-- Material for the task start --

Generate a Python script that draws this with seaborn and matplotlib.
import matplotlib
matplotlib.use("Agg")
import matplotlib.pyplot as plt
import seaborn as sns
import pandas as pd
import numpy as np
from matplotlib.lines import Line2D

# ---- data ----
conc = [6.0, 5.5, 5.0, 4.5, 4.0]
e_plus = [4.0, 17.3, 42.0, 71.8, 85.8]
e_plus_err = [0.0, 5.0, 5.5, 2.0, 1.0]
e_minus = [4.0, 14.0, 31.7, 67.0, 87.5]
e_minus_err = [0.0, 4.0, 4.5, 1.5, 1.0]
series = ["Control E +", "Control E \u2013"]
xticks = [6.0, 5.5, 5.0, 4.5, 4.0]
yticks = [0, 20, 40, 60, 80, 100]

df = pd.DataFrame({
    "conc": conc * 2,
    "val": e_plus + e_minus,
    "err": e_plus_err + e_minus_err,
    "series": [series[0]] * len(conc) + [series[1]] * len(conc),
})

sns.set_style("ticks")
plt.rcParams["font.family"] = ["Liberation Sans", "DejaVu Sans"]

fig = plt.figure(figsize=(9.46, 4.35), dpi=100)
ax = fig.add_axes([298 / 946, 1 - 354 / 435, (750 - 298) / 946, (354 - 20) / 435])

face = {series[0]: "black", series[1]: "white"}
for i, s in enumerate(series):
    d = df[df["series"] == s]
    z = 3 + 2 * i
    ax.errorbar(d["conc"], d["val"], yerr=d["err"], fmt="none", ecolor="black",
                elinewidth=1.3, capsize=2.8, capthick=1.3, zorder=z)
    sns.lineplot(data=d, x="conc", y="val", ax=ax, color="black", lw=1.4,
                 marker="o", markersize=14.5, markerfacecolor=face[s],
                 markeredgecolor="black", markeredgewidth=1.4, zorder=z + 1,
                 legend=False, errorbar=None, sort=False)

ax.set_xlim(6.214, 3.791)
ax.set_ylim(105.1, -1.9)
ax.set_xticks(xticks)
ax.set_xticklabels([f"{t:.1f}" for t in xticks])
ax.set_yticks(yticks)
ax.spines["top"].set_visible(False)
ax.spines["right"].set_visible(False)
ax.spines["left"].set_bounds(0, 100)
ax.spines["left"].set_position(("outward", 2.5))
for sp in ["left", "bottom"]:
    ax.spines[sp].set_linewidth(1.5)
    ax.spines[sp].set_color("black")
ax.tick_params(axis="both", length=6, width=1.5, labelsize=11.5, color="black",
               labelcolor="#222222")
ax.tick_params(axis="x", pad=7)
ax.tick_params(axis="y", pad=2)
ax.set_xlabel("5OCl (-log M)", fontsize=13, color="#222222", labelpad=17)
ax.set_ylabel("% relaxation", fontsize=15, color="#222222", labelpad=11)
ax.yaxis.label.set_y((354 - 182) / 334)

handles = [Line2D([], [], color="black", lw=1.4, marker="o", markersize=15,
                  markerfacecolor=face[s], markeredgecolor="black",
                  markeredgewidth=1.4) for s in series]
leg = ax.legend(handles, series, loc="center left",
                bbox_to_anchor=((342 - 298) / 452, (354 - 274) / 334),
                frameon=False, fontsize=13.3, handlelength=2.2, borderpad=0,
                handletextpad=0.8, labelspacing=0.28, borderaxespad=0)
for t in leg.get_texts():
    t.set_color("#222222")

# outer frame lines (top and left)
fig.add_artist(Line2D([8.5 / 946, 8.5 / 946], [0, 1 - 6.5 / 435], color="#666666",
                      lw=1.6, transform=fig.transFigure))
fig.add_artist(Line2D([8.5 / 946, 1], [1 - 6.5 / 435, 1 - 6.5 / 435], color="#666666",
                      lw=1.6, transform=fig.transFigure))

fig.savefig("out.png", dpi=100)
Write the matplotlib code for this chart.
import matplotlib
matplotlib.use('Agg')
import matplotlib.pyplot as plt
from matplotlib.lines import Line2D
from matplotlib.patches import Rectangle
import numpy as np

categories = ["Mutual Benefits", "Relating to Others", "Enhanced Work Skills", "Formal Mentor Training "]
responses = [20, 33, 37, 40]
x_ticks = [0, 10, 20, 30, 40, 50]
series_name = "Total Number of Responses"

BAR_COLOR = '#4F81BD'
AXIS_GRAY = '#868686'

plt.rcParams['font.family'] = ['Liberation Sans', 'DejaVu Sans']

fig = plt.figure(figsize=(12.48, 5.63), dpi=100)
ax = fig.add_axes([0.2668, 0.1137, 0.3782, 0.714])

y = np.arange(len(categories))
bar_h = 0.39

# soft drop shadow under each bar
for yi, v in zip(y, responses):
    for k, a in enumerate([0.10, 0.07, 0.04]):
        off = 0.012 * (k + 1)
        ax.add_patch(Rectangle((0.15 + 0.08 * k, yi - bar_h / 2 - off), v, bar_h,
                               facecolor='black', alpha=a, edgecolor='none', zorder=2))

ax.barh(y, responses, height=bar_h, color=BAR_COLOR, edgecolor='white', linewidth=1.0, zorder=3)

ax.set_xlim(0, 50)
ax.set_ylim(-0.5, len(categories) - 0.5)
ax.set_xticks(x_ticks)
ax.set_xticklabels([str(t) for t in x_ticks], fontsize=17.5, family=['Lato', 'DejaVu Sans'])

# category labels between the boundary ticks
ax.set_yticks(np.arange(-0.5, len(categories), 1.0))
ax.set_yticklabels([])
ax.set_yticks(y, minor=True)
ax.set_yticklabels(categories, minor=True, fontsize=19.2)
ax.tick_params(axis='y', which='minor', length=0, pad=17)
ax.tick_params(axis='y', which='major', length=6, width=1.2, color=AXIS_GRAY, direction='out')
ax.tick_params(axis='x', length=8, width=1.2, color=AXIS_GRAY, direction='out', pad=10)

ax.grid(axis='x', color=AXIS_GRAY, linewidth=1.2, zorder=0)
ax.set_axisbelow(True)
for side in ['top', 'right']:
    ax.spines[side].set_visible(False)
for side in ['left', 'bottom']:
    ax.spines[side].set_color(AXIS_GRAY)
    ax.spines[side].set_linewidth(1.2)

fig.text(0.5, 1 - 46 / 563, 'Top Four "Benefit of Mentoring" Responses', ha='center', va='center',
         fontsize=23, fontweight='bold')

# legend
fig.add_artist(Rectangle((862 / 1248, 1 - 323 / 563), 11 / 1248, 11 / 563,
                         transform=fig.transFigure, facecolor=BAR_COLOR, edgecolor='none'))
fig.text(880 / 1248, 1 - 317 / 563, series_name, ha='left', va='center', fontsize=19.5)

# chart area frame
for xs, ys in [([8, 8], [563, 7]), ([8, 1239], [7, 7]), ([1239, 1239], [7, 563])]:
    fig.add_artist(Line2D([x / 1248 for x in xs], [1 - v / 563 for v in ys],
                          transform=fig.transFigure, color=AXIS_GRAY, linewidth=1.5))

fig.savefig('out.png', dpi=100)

-- Material for the task end --

• _What you should do_:
Print back all the lines verbatim.

• _Solution below_:
Generate a Python script that draws this with seaborn and matplotlib.
import matplotlib
matplotlib.use("Agg")
import matplotlib.pyplot as plt
import seaborn as sns
import pandas as pd
import numpy as np
from matplotlib.lines import Line2D

# ---- data ----
conc = [6.0, 5.5, 5.0, 4.5, 4.0]
e_plus = [4.0, 17.3, 42.0, 71.8, 85.8]
e_plus_err = [0.0, 5.0, 5.5, 2.0, 1.0]
e_minus = [4.0, 14.0, 31.7, 67.0, 87.5]
e_minus_err = [0.0, 4.0, 4.5, 1.5, 1.0]
series = ["Control E +", "Control E \u2013"]
xticks = [6.0, 5.5, 5.0, 4.5, 4.0]
yticks = [0, 20, 40, 60, 80, 100]

df = pd.DataFrame({
    "conc": conc * 2,
    "val": e_plus + e_minus,
    "err": e_plus_err + e_minus_err,
    "series": [series[0]] * len(conc) + [series[1]] * len(conc),
})

sns.set_style("ticks")
plt.rcParams["font.family"] = ["Liberation Sans", "DejaVu Sans"]

fig = plt.figure(figsize=(9.46, 4.35), dpi=100)
ax = fig.add_axes([298 / 946, 1 - 354 / 435, (750 - 298) / 946, (354 - 20) / 435])

face = {series[0]: "black", series[1]: "white"}
for i, s in enumerate(series):
    d = df[df["series"] == s]
    z = 3 + 2 * i
    ax.errorbar(d["conc"], d["val"], yerr=d["err"], fmt="none", ecolor="black",
                elinewidth=1.3, capsize=2.8, capthick=1.3, zorder=z)
    sns.lineplot(data=d, x="conc", y="val", ax=ax, color="black", lw=1.4,
                 marker="o", markersize=14.5, markerfacecolor=face[s],
                 markeredgecolor="black", markeredgewidth=1.4, zorder=z + 1,
                 legend=False, errorbar=None, sort=False)

ax.set_xlim(6.214, 3.791)
ax.set_ylim(105.1, -1.9)
ax.set_xticks(xticks)
ax.set_xticklabels([f"{t:.1f}" for t in xticks])
ax.set_yticks(yticks)
ax.spines["top"].set_visible(False)
ax.spines["right"].set_visible(False)
ax.spines["left"].set_bounds(0, 100)
ax.spines["left"].set_position(("outward", 2.5))
for sp in ["left", "bottom"]:
    ax.spines[sp].set_linewidth(1.5)
    ax.spines[sp].set_color("black")
ax.tick_params(axis="both", length=6, width=1.5, labelsize=11.5, color="black",
               labelcolor="#222222")
ax.tick_params(axis="x", pad=7)
ax.tick_params(axis="y", pad=2)
ax.set_xlabel("5OCl (-log M)", fontsize=13, color="#222222", labelpad=17)
ax.set_ylabel("% relaxation", fontsize=15, color="#222222", labelpad=11)
ax.yaxis.label.set_y((354 - 182) / 334)

handles = [Line2D([], [], color="black", lw=1.4, marker="o", markersize=15,
                  markerfacecolor=face[s], markeredgecolor="black",
                  markeredgewidth=1.4) for s in series]
leg = ax.legend(handles, series, loc="center left",
                bbox_to_anchor=((342 - 298) / 452, (354 - 274) / 334),
                frameon=False, fontsize=13.3, handlelength=2.2, borderpad=0,
                handletextpad=0.8, labelspacing=0.28, borderaxespad=0)
for t in leg.get_texts():
    t.set_color("#222222")

# outer frame lines (top and left)
fig.add_artist(Line2D([8.5 / 946, 8.5 / 946], [0, 1 - 6.5 / 435], color="#666666",
                      lw=1.6, transform=fig.transFigure))
fig.add_artist(Line2D([8.5 / 946, 1], [1 - 6.5 / 435, 1 - 6.5 / 435], color="#666666",
                      lw=1.6, transform=fig.transFigure))

fig.savefig("out.png", dpi=100)
Write the matplotlib code for this chart.
import matplotlib
matplotlib.use('Agg')
import matplotlib.pyplot as plt
from matplotlib.lines import Line2D
from matplotlib.patches import Rectangle
import numpy as np

categories = ["Mutual Benefits", "Relating to Others", "Enhanced Work Skills", "Formal Mentor Training "]
responses = [20, 33, 37, 40]
x_ticks = [0, 10, 20, 30, 40, 50]
series_name = "Total Number of Responses"

BAR_COLOR = '#4F81BD'
AXIS_GRAY = '#868686'

plt.rcParams['font.family'] = ['Liberation Sans', 'DejaVu Sans']

fig = plt.figure(figsize=(12.48, 5.63), dpi=100)
ax = fig.add_axes([0.2668, 0.1137, 0.3782, 0.714])

y = np.arange(len(categories))
bar_h = 0.39

# soft drop shadow under each bar
for yi, v in zip(y, responses):
    for k, a in enumerate([0.10, 0.07, 0.04]):
        off = 0.012 * (k + 1)
        ax.add_patch(Rectangle((0.15 + 0.08 * k, yi - bar_h / 2 - off), v, bar_h,
                               facecolor='black', alpha=a, edgecolor='none', zorder=2))

ax.barh(y, responses, height=bar_h, color=BAR_COLOR, edgecolor='white', linewidth=1.0, zorder=3)

ax.set_xlim(0, 50)
ax.set_ylim(-0.5, len(categories) - 0.5)
ax.set_xticks(x_ticks)
ax.set_xticklabels([str(t) for t in x_ticks], fontsize=17.5, family=['Lato', 'DejaVu Sans'])

# category labels between the boundary ticks
ax.set_yticks(np.arange(-0.5, len(categories), 1.0))
ax.set_yticklabels([])
ax.set_yticks(y, minor=True)
ax.set_yticklabels(categories, minor=True, fontsize=19.2)
ax.tick_params(axis='y', which='minor', length=0, pad=17)
ax.tick_params(axis='y', which='major', length=6, width=1.2, color=AXIS_GRAY, direction='out')
ax.tick_params(axis='x', length=8, width=1.2, color=AXIS_GRAY, direction='out', pad=10)

ax.grid(axis='x', color=AXIS_GRAY, linewidth=1.2, zorder=0)
ax.set_axisbelow(True)
for side in ['top', 'right']:
    ax.spines[side].set_visible(False)
for side in ['left', 'bottom']:
    ax.spines[side].set_color(AXIS_GRAY)
    ax.spines[side].set_linewidth(1.2)

fig.text(0.5, 1 - 46 / 563, 'Top Four "Benefit of Mentoring" Responses', ha='center', va='center',
         fontsize=23, fontweight='bold')

# legend
fig.add_artist(Rectangle((862 / 1248, 1 - 323 / 563), 11 / 1248, 11 / 563,
                         transform=fig.transFigure, facecolor=BAR_COLOR, edgecolor='none'))
fig.text(880 / 1248, 1 - 317 / 563, series_name, ha='left', va='center', fontsize=19.5)

# chart area frame
for xs, ys in [([8, 8], [563, 7]), ([8, 1239], [7, 7]), ([1239, 1239], [7, 563])]:
    fig.add_artist(Line2D([x / 1248 for x in xs], [1 - v / 563 for v in ys],
                          transform=fig.transFigure, color=AXIS_GRAY, linewidth=1.5))

fig.savefig('out.png', dpi=100)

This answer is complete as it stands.